The factory farms have expanded their cropland in Mato Grosso do Sul by more than 30 percent in the last four years; the state has some of the most fertile soil in the country. “We won’t give up the estates voluntarily,” says Bacha who, like most of the farmers, carries a weapon. “I’m not going to face off against 300 wild Indians without a gun.” He has also hired a private security service notorious for its brutality.
Brazilian Farmer lobby ignoring Indians
That some farmers will stop at nothing is well known. Some 564 members of indigenous tribes were murdered in Brazil in the last decade, including 319 in Mato Grosso do Sul alone. In February, three farm guards shot and killed a 15-year-old boy, merely because he wanted to fish on the estate.
The government, meanwhile, has capitulated to the farm lobby. When President Dilma Rousseff visited Mato Grosso do Sul in April, the farmers booed her. Soon afterwards, she completed a radical shift on indigenous policy by freezing the planned reservation expansions. She also plans to amend the approval process.
The National Indian Foundation, FUNAI — a group run by anthropologists — is currently in charge of drawing the new borders. But Rousseff now wants to consult with other organizations, including EMBRAPA, an agricultural research institute affiliated with white farmers.

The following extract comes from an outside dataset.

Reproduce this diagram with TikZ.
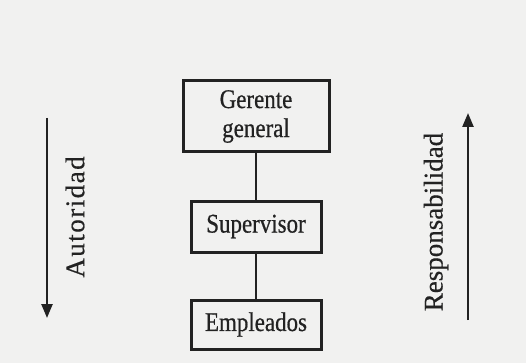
\documentclass[tikz,border=0pt]{standalone}
\usepackage{fontspec}
\setmainfont{Liberation Serif}
\newfontfamily\boxfont[FakeStretch=0.85,FakeBold=0.6]{Liberation Serif}
\newfontfamily\sidefont[FakeBold=0.5]{Liberation Serif}
\newfontfamily\widesidefont[FakeBold=0.5,LetterSpace=5.5]{Liberation Serif}
\usetikzlibrary{arrows.meta}
\definecolor{paper}{HTML}{F1F1F0}
\definecolor{ink}{HTML}{222222}
\begin{document}
\begin{tikzpicture}[x=1pt,y=-1pt,
  rankbox/.style={draw=ink, line width=3pt, fill=paper, inner sep=0pt,
    align=center, font=\boxfont\fontsize{27}{29}\selectfont, text=ink},
  link/.style={draw=ink, line width=2.4pt},
  flow/.style={draw=ink, line width=2.4pt, -{Triangle[length=14pt,width=11pt]}},
  sidelabel/.style={rotate=90, font=\sidefont\fontsize{27}{29}\selectfont, text=ink}]
  % paper
  \fill[paper] (0,0) rectangle (526,363);
  \useasboundingbox (0,0) rectangle (526,363);

  % the three levels of the hierarchy
  \node[rankbox, minimum width=146pt, minimum height=71pt] (gg) at (256,116.5) {Gerente\\general};
  \node[rankbox, minimum width=130pt, minimum height=51pt] (sup) at (256,226.5) {Supervisor};
  \node[rankbox, minimum width=130pt, minimum height=49pt] (emp) at (256,324.5) {Empleados};

  \draw[link] (gg) -- (sup);
  \draw[link] (sup) -- (emp);

  % authority flows down, responsibility flows up
  \coordinate (autTop) at (47,118);
  \coordinate (autBot) at (47,318);
  \draw[flow] (autTop) -- (autBot);
  \node[sidelabel, font=\widesidefont\fontsize{27}{29}\selectfont] (aut) at (75,217) {Autoridad};

  \coordinate (resBot) at (468,320);
  \coordinate (resTop) at (468,113);
  \draw[flow] (resBot) -- (resTop);
  \node[sidelabel] (res) at (436,222) {Responsabilidad};
\end{tikzpicture}
\end{document}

“Rousseff has deprived FUNAI of its power,” says former priest Egon Heck, a Brazilian of German descent, of the church aid organization CIMI. The products produced by large landowners contribute substantially to Brazil’s export revenues, and ranchers can always find a sympathetic ear with the president. In contrast, she has never met with lawmakers who represent the indigenous peoples. “They have no lobby,” says Heck.
There are 305 tribes in Brazil, and they speak 274 different languages. But not all tribes are as combative as the Terena. The Guaraní, for example, the largest indigenous population group in Mato Grosso do Sul, tend to direct their despair against themselves with their headmen reporting a dramatic rise in suicides recently. Some 56 Guaraní committed suicide last year alone. Most were youths.
Since the Guaraní lost their land to farmers, they have had to take on work outside their communities, working as day laborers on sugarcane plantations, for example. “Suicide isn’t really part of our culture,” says Wilson Matos, an attorney. “Young people are killing themselves because their homeland has been destroyed. When you take away a Guaraní’s land, you rob him of his life.”
Waiting for Poison
Matos, the son of a Guaraní father and a Terena mother, lived on a reservation until he was 14. Then he became the first member of an indigenous tribe in Mato Grosso do Sul to embark on a career as a lawyer. He ran the region’s Indian authority, and now he defends indigenous offenders. He claims that need drives most of them to commit their crimes.
His fellow tribe member Evaldemir Cáceres, for example, lives with his extended family next to a four-lane highway on the outskirts of the provincial city of Dourados. The tribe members have patched together huts out of plastic sheeting and wood and the shantytown is home to 86 people. There is no electricity or running water, the children play in the dirt and most can neither read nor write.
They were promised a large tract of land near Dourados 43 years ago, but the establishment of this new reservation was repeatedly delayed. Instead, they were left with the miserable spot between the road and a brickyard where they now live. They receive a small amount of social welfare from the government. They grow manioc behind the huts, and pay rent to a landowner for the beds. White gunmen on motorcycles circle the shantytown at night, threatening women and children. The goal, say the tribe members, is to intimidate them.
At the end of last year, Cáceres and the other Guaraní headmen wrote in a letter to the government: “Send us poison so we can kill ourselves!”
They are still waiting for an answer.